700 employees in St. Luke's system are taking steps for heart healthAbout 700 employees in the St. Luke’s system are wearing pedometers as part of the “St. Luke’s Step to a Healthy Heart Challenge.”
By: John Lundy, Duluth News Tribune
Visitors to St. Luke’s hospital these days might hear a soft clicking sound as they pass through the hallways.
“There’s a little rhythmic click as you’re walking along if it’s on your shoe,” said Sierra Anderson, an exercise physiologist in the hospital’s cardiac diagnostic and rehab departments.
Then she described it: “Click-click. Click-click.”
Multiply that by 700, because that’s approximately the number of employees in the St. Luke’s system wearing pedometers as part of the “St. Luke’s Step to a Healthy Heart Challenge.”
The six-week event, which coincides with American Heart Month in February and leading up to the Go Red For Women luncheon in March, invites competition among departments to see which team’s members can average the most steps. The goal is to have the pedometer clicking away to at least 10,000 steps a day — the equivalent of a five-mile walk.
It doesn’t come automatically.
“I’m not where I should be, but I’ll get there,” said Julie Clark, cardiac services manager and originator of the contest. “I’ve only been going between 5 and 8 thousand.”
Her team members — a group of managers and a couple of hospital vice presidents who go by the name Mission Slim Possible — will help make sure she does.
“Because the teams get a little bit competitive, they encourage each other to do a little better,” Clark said. “There’s a lot of peer support.”
Many of the 42 teams employed hospital humor, or at least irony, in coming up with their names: The Replacements (orthopedics), Slow Pokers (infusion therapy/IV team), Butt-Heads (a team that includes gastroenterology and neurosurgery).
Although staffers have fun with the contest, there’s a serious purpose, said Dr.

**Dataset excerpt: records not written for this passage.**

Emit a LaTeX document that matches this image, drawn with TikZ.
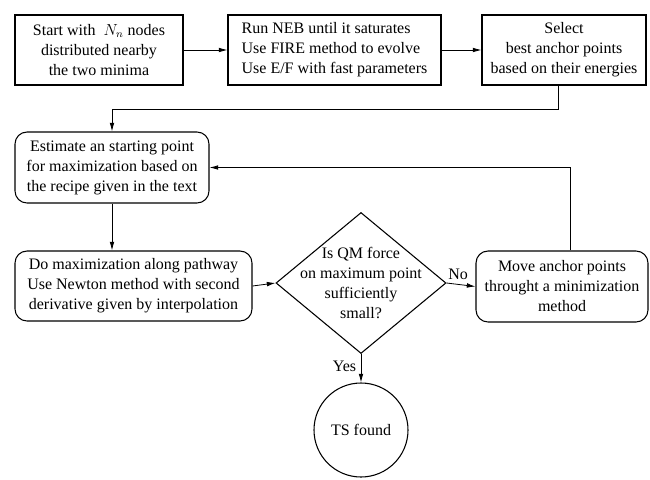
\documentclass[tikz,border=0pt]{standalone}
\usepackage{fontspec}
\setmainfont{Liberation Serif}
\usetikzlibrary{shapes.geometric, arrows.meta, calc}
\tikzset{
	proc/.style={draw, line width=0.8pt, align=center, inner sep=1pt, minimum height=52.5pt, font=\fontsize{12}{15}\selectfont},
	roundproc/.style={proc, rounded corners=9pt},
	decision/.style={draw, diamond, line width=0.8pt, inner sep=0pt, minimum width=127.5pt, minimum height=105.75pt},
	stopnode/.style={draw, circle, line width=0.8pt, minimum size=70.5pt, font=\fontsize{12}{15}\selectfont},
	flow/.style={-{Latex[length=6.5pt, width=3.5pt]}, line width=0.6pt},
	tag/.style={font=\fontsize{12}{15}\selectfont}
}
\begin{document}
\begin{tikzpicture}[x=0.75pt, y=-0.75pt]
			\useasboundingbox (0,0) rectangle (650,479);
			\node[proc, minimum width=126pt] (start) at (99,50) {Start with \ $N_n$ nodes\\distributed nearby\\the two minima};
			\node[proc, minimum width=159.75pt, align=left] (neb) at (334.5,50) {Run NEB until it saturates\\Use FIRE method to evolve\\Use E/F with fast parameters};
			\node[proc, minimum width=123pt] (select) at (564,50) {Select\\best anchor points\\based on their energies};
			\node[roundproc, minimum width=145.5pt, minimum height=53.25pt] (estimate) at (112,167.5) {Estimate an starting point\\for maximization based on\\the recipe given in the text};
			\node[roundproc, minimum width=177.75pt] (maxim) at (133.5,286) {Do maximization along pathway\\Use Newton method with second\\derivative given by interpolation};
			\node[decision, label={[tag, align=center]center:Is QM force\\on maximum point\\sufficiently\\small?}] (check) at (361,283) {};
			\node[roundproc, minimum width=129pt, minimum height=53.25pt] (move) at (562,286.5) {Move anchor points\\throught a minimization\\method};
			\node[stopnode] (ts) at (361,430) {TS found};
			\draw[flow] (start) -- (neb);
			\draw[flow] (neb) -- (select);
			\draw[flow] ([xshift=-4.5pt]select.south) -- ++(0,24) -| (estimate.north);
			\draw[flow] (estimate) -- (estimate |- maxim.north);
			\draw[flow] (maxim.east) -- (check.west);
			\draw[flow] (check.east) -- (move.west) node[tag, pos=0.4, above] {No};
			\draw[flow] (check.south) -- (ts.north) node[tag, pos=0.45, left] {Yes};
			\draw[flow] ([xshift=6pt]move.north) |- (estimate.east);
		\end{tikzpicture}
\end{document}
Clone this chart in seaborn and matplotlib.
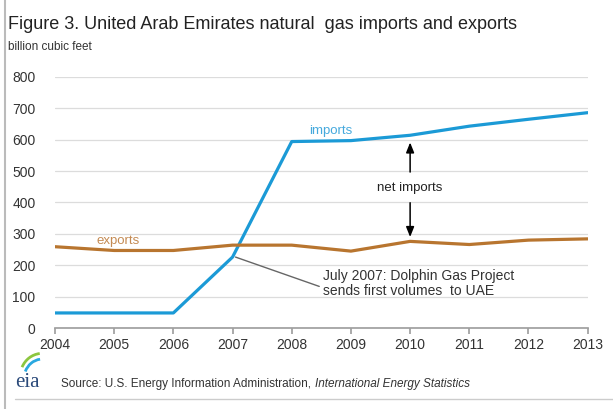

James Mohn, a cardiologist on the Heart Throbs team who said he has been breaking 10,000 steps per day since the contest began Jan. 13.
The focus on walking benefits employees and sets a good example for patients, Mohn said.
“Walking as a form of exercise is something we encourage because most patients can do it,” he said. “In a moderate walking program … if you achieve the same distance that the runners do it has similar cardiovascular benefits.”
It also calls attention to heart disease, which takes more lives than all forms of cancer combined, Mohn added.
Clark conceived of the program in 2012 and ordered 200 pedometers for the expected level of participation that year, she said. She had to place three additional orders for pedometers, and the 600 people who eventually participated over seven weeks walked more than 126 million steps.
After skipping last year, the contest brought even greater participation this time around. The 704 participants comprise about one in four people on the hospital’s workforce (including outlying clinics), spokeswoman Louise Ernewein said.
They walk the stairs instead of taking the elevator. They park at the far end of the parking lot. They walk during breaks and they walk on the job. Those who have dogs have another opportunity at home, said Anderson, 27, whose two dogs include an insistent puppy.
It takes those kinds of efforts to bring the level of walking up from the 3,000 to 5,000 steps the American Heart Association says the average person takes in a day.
Anderson, who is walking between 10 and 15 thousand steps a day, said exercise is a natural fit with her job and her lifestyle. But walking is something almost everyone can do, she said.
“We were designed to move,” Anderson said. “If you can find small ways to sneak in extra steps during the day, it can really help pay off with heart-healthy benefits later on.”